■ **The request**
Your task is to reproduce word for word the lines running from the line containing "Rebuild this chart" to the line containing "from bokeh.resources import INLINE", inclusive. Nothing else belongs in the answer.

■ **Supplied records**
-----

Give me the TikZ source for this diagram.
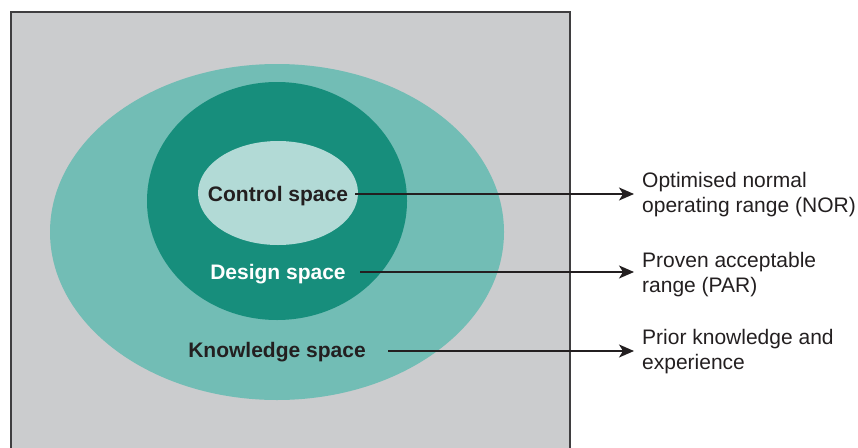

-----

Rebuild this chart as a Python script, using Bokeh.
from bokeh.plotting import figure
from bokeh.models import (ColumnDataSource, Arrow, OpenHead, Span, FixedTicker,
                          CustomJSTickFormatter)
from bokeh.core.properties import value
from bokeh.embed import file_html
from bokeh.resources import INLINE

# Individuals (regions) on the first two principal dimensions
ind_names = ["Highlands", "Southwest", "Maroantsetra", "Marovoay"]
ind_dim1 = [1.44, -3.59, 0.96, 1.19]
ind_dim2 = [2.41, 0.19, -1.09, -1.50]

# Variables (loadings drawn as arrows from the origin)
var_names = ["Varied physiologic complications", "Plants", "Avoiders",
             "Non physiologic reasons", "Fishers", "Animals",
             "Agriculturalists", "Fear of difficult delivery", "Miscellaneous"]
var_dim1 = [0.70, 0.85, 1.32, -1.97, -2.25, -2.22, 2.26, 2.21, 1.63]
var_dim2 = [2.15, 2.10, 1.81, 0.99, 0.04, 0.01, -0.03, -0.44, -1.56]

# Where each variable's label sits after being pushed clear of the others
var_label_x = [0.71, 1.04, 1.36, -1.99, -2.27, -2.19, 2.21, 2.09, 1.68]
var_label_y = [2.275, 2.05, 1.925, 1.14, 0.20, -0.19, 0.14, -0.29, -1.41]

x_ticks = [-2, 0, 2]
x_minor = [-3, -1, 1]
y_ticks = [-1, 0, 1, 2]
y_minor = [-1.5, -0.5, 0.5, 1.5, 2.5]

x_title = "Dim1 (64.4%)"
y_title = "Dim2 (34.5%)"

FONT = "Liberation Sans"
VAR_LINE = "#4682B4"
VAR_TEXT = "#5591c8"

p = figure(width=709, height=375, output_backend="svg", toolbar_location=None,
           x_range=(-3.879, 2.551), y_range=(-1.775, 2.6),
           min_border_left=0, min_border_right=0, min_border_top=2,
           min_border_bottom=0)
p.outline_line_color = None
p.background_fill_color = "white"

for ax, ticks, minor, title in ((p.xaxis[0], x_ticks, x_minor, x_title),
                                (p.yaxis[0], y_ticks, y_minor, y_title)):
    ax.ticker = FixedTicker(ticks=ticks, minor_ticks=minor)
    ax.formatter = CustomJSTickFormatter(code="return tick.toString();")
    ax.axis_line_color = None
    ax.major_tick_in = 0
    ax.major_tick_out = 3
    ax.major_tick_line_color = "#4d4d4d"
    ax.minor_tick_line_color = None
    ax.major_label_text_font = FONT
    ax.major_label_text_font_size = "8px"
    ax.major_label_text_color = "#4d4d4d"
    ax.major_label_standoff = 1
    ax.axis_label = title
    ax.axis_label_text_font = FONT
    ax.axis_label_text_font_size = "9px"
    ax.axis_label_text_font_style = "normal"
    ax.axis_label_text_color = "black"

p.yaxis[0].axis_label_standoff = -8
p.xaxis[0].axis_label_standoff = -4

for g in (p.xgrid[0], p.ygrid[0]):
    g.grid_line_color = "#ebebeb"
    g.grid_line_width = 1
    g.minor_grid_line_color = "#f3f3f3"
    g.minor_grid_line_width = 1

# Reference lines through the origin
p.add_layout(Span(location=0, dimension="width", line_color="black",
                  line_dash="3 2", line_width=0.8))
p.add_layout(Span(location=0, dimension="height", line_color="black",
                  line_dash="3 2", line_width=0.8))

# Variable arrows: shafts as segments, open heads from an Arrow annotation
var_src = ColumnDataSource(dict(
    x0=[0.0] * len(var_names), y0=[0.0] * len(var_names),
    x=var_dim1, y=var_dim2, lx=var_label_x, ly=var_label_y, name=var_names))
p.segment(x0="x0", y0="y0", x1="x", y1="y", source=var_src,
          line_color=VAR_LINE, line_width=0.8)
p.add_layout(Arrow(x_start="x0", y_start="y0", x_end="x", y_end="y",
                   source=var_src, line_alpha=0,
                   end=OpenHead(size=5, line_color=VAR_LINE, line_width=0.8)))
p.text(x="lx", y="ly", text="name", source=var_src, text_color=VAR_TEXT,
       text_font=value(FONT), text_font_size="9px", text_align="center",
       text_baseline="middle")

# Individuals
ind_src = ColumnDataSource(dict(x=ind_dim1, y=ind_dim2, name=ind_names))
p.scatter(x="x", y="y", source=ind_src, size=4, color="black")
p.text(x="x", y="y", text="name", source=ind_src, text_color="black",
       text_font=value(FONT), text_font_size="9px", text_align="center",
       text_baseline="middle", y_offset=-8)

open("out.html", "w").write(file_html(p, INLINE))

-----

■ **Result of this exercise**
Rebuild this chart as a Python script, using Bokeh.
from bokeh.plotting import figure
from bokeh.models import (ColumnDataSource, Arrow, OpenHead, Span, FixedTicker,
                          CustomJSTickFormatter)
from bokeh.core.properties import value
from bokeh.embed import file_html
from bokeh.resources import INLINE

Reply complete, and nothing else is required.